----- Input material
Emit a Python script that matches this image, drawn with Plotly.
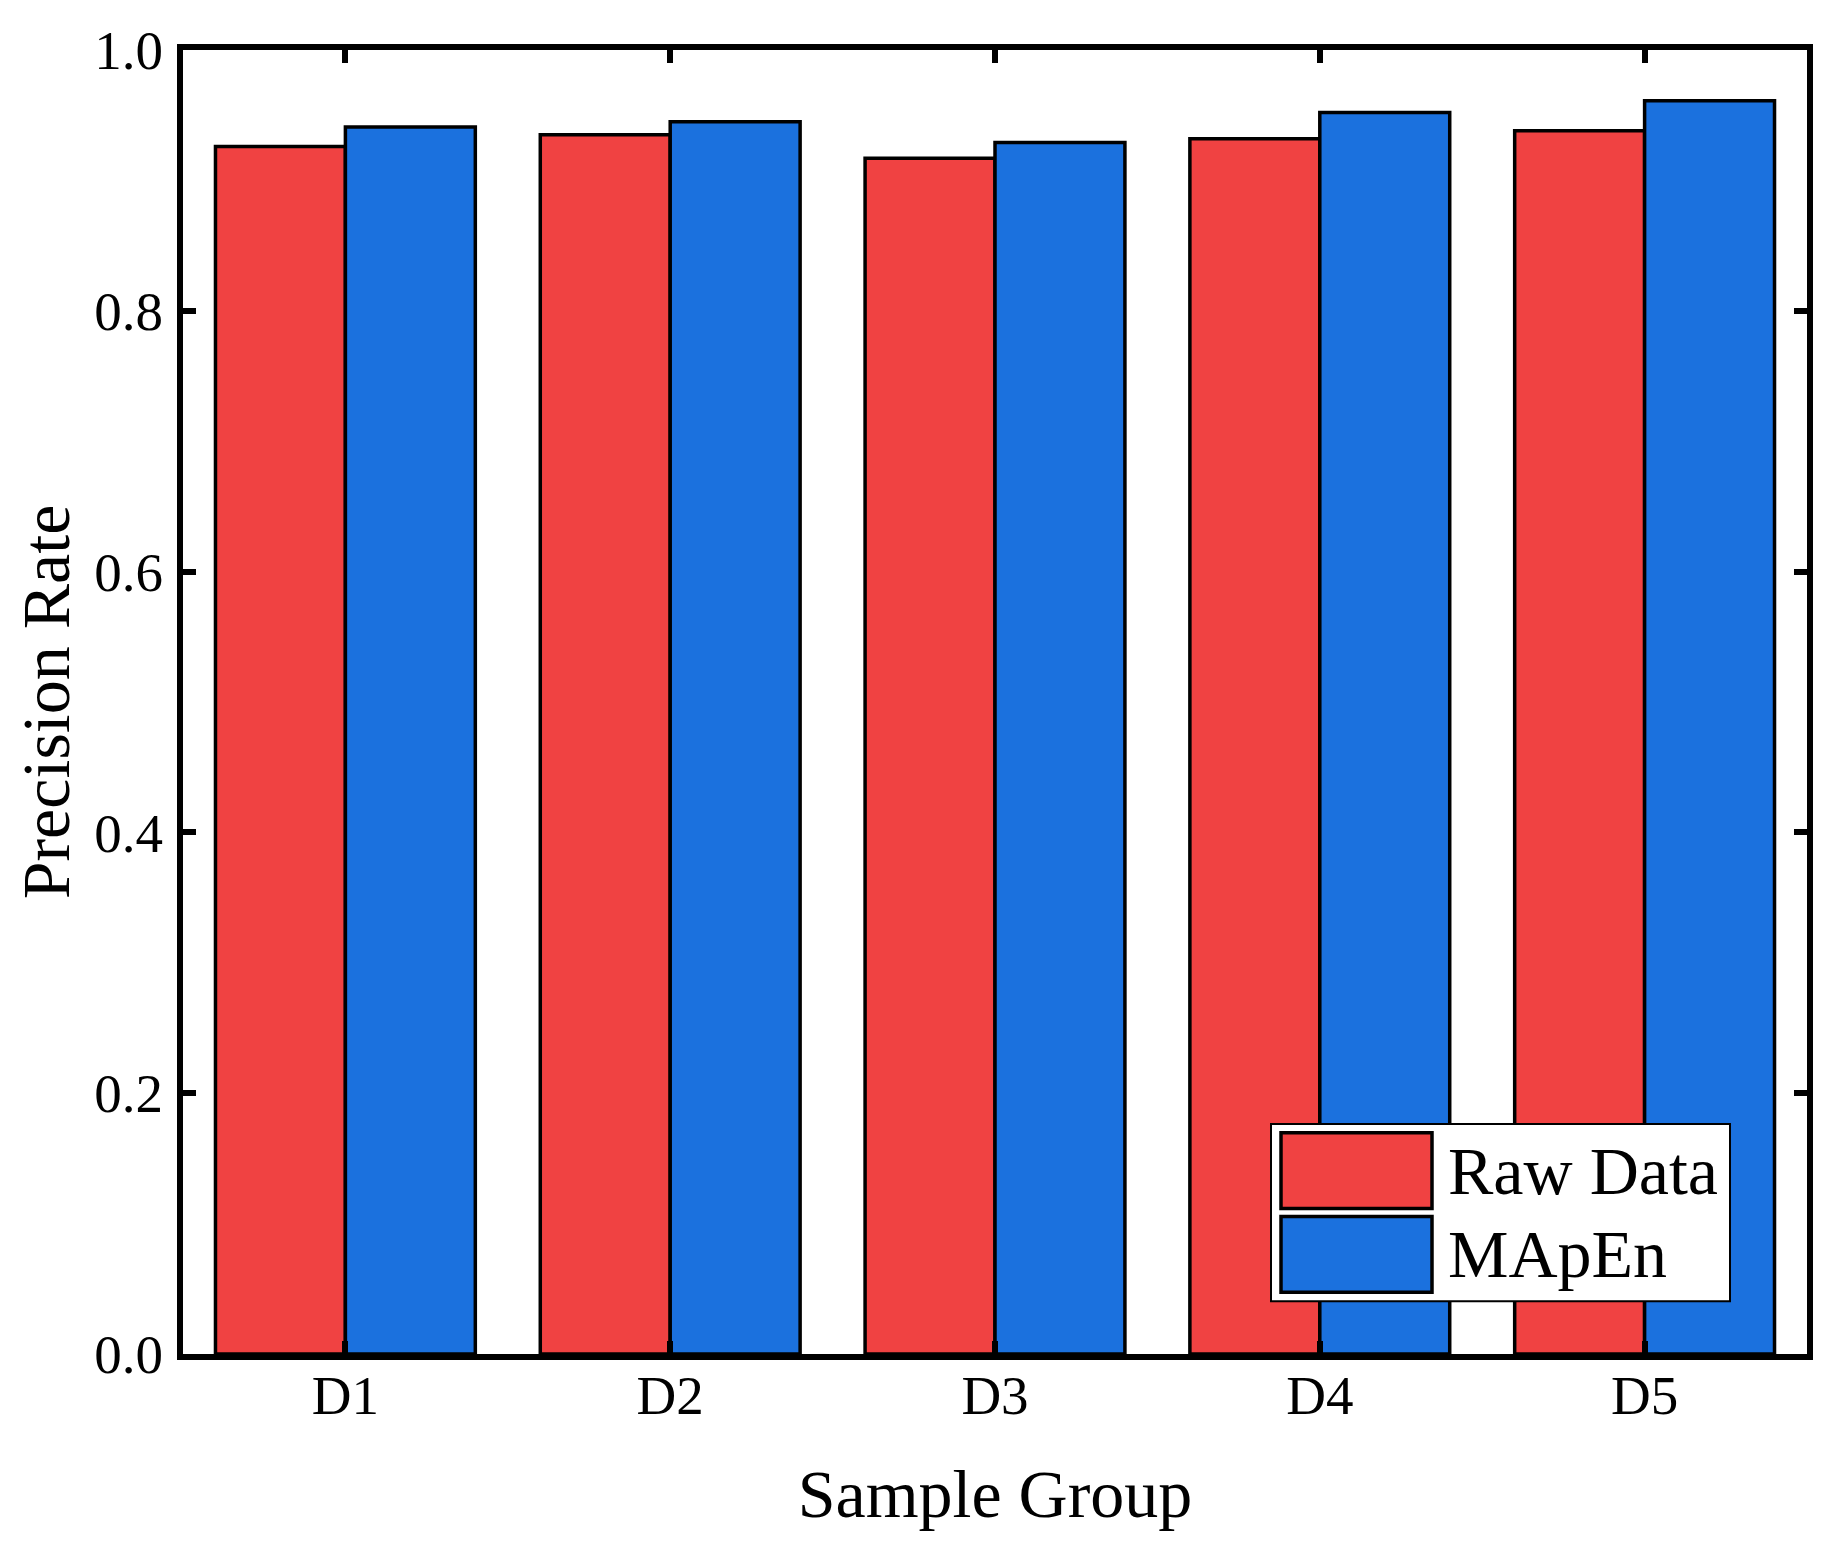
import plotly.graph_objects as go

categories = ["D1", "D2", "D3", "D4", "D5"]
raw_data = [0.926, 0.935, 0.917, 0.932, 0.938]
mapen = [0.941, 0.945, 0.929, 0.952, 0.961]
series_names = ["Raw Data", "MApEn"]
colors = ["#F04242", "#1B71DE"]
y_ticks = [0.0, 0.2, 0.4, 0.6, 0.8, 1.0]
y_tick_labels = ["0.0", "0.2", "0.4", "0.6", "0.8", "1.0"]

FONT = "Liberation Serif, Times New Roman, serif"
W, H = 1837, 1551
L, R, T, B = 175, 38, 37, 205
OFF = 8  # page body margin

fig = go.Figure()
for name, vals, col in zip(series_names, [raw_data, mapen], colors):
    fig.add_trace(go.Bar(
        x=categories, y=vals, name=name,
        marker=dict(color=col, line=dict(color="black", width=3.5)),
        showlegend=False,
    ))

axis_common = dict(
    showline=True, linecolor="black", linewidth=6, mirror="ticks",
    ticks="inside", ticklen=13, tickwidth=5.5, tickcolor="black",
    showgrid=False, zeroline=False,
    tickfont=dict(family=FONT, size=55, color="black"),
    title_font=dict(family=FONT, size=68, color="black"),
)

fig.update_xaxes(**axis_common, title_text="Sample Group", title_standoff=46,
                 range=[-0.5, 4.5], ticklabelstandoff=-12)
fig.update_yaxes(**axis_common, title_text="Precision Rate", range=[0, 1.0],
                 tickvals=y_ticks, ticktext=y_tick_labels, title_standoff=14,
                 ticklabelstandoff=3)

# custom legend (large swatches), positions given in screenshot pixels
pw, ph = W - L - R, H - T - B
def px_x(p):
    return (p - OFF - L) / pw
def px_y(p):
    return (H - B - (p - OFF)) / ph

shapes = [dict(type="rect", xref="paper", yref="paper",
               x0=px_x(1271), x1=px_x(1730), y0=px_y(1301), y1=px_y(1123),
               line=dict(color="black", width=2), fillcolor="white", layer="above")]
sw_rows = [(1132, 1208), (1216, 1292)]
annotations = []
for (y0, y1), col, name in zip(sw_rows, colors, series_names):
    shapes.append(dict(type="rect", xref="paper", yref="paper",
                       x0=px_x(1281), x1=px_x(1432), y0=px_y(y1), y1=px_y(y0),
                       line=dict(color="black", width=3.5), fillcolor=col, layer="above"))
    annotations.append(dict(xref="paper", yref="paper", x=px_x(1446),
                            y=px_y((y0 + y1) / 2), xanchor="left", yanchor="middle",
                            text=name, showarrow=False,
                            font=dict(family=FONT, size=68, color="black")))

fig.update_layout(
    width=W, height=H,
    margin=dict(l=L, r=R, t=T, b=B),
    paper_bgcolor="white", plot_bgcolor="white",
    barmode="group", bargap=0.2, bargroupgap=0,
    shapes=shapes, annotations=annotations,
    font=dict(family=FONT, color="black"),
)

fig.write_html("out.html")
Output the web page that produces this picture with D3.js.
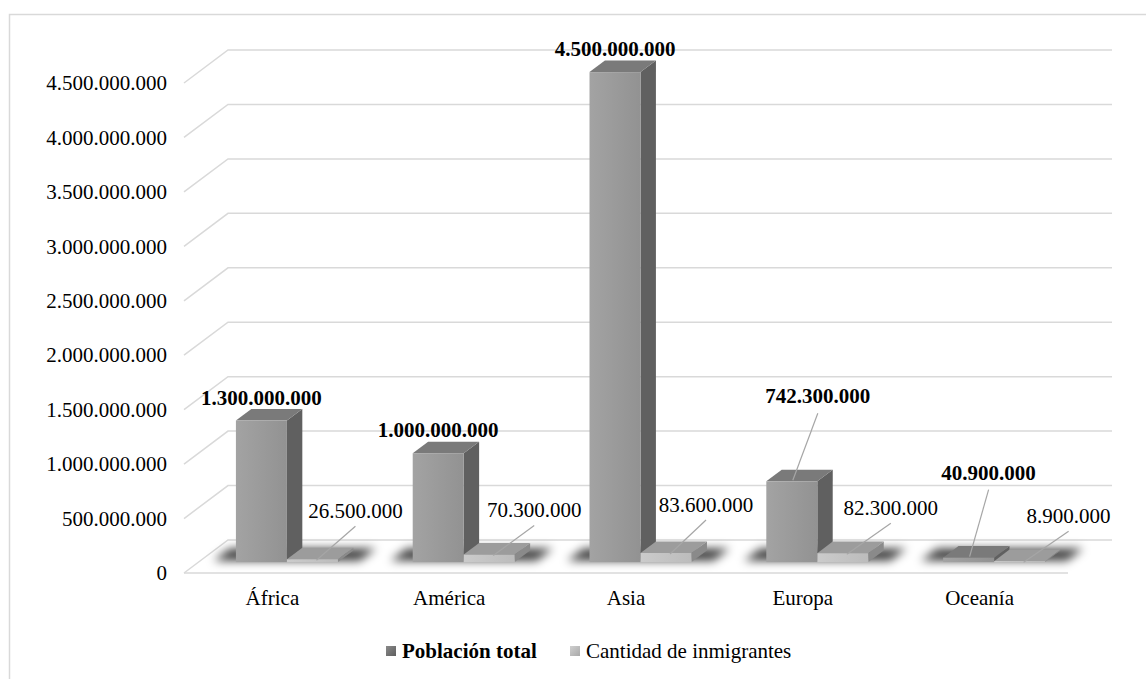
----------
Repeat the preceding records precisely, and leave every picture out of the copy.

> _Full response_:
Emit a Python script that matches this image, drawn with Plotly.
import plotly.graph_objects as go

categories = ["D1", "D2", "D3", "D4", "D5"]
raw_data = [0.926, 0.935, 0.917, 0.932, 0.938]
mapen = [0.941, 0.945, 0.929, 0.952, 0.961]
series_names = ["Raw Data", "MApEn"]
colors = ["#F04242", "#1B71DE"]
y_ticks = [0.0, 0.2, 0.4, 0.6, 0.8, 1.0]
y_tick_labels = ["0.0", "0.2", "0.4", "0.6", "0.8", "1.0"]

FONT = "Liberation Serif, Times New Roman, serif"
W, H = 1837, 1551
L, R, T, B = 175, 38, 37, 205
OFF = 8  # page body margin

fig = go.Figure()
for name, vals, col in zip(series_names, [raw_data, mapen], colors):
    fig.add_trace(go.Bar(
        x=categories, y=vals, name=name,
        marker=dict(color=col, line=dict(color="black", width=3.5)),
        showlegend=False,
    ))

axis_common = dict(
    showline=True, linecolor="black", linewidth=6, mirror="ticks",
    ticks="inside", ticklen=13, tickwidth=5.5, tickcolor="black",
    showgrid=False, zeroline=False,
    tickfont=dict(family=FONT, size=55, color="black"),
    title_font=dict(family=FONT, size=68, color="black"),
)

fig.update_xaxes(**axis_common, title_text="Sample Group", title_standoff=46,
                 range=[-0.5, 4.5], ticklabelstandoff=-12)
fig.update_yaxes(**axis_common, title_text="Precision Rate", range=[0, 1.0],
                 tickvals=y_ticks, ticktext=y_tick_labels, title_standoff=14,
                 ticklabelstandoff=3)

# custom legend (large swatches), positions given in screenshot pixels
pw, ph = W - L - R, H - T - B
def px_x(p):
    return (p - OFF - L) / pw
def px_y(p):
    return (H - B - (p - OFF)) / ph

shapes = [dict(type="rect", xref="paper", yref="paper",
               x0=px_x(1271), x1=px_x(1730), y0=px_y(1301), y1=px_y(1123),
               line=dict(color="black", width=2), fillcolor="white", layer="above")]
sw_rows = [(1132, 1208), (1216, 1292)]
annotations = []
for (y0, y1), col, name in zip(sw_rows, colors, series_names):
    shapes.append(dict(type="rect", xref="paper", yref="paper",
                       x0=px_x(1281), x1=px_x(1432), y0=px_y(y1), y1=px_y(y0),
                       line=dict(color="black", width=3.5), fillcolor=col, layer="above"))
    annotations.append(dict(xref="paper", yref="paper", x=px_x(1446),
                            y=px_y((y0 + y1) / 2), xanchor="left", yanchor="middle",
                            text=name, showarrow=False,
                            font=dict(family=FONT, size=68, color="black")))

fig.update_layout(
    width=W, height=H,
    margin=dict(l=L, r=R, t=T, b=B),
    paper_bgcolor="white", plot_bgcolor="white",
    barmode="group", bargap=0.2, bargroupgap=0,
    shapes=shapes, annotations=annotations,
    font=dict(family=FONT, color="black"),
)

fig.write_html("out.html")
Output the web page that produces this picture with D3.js.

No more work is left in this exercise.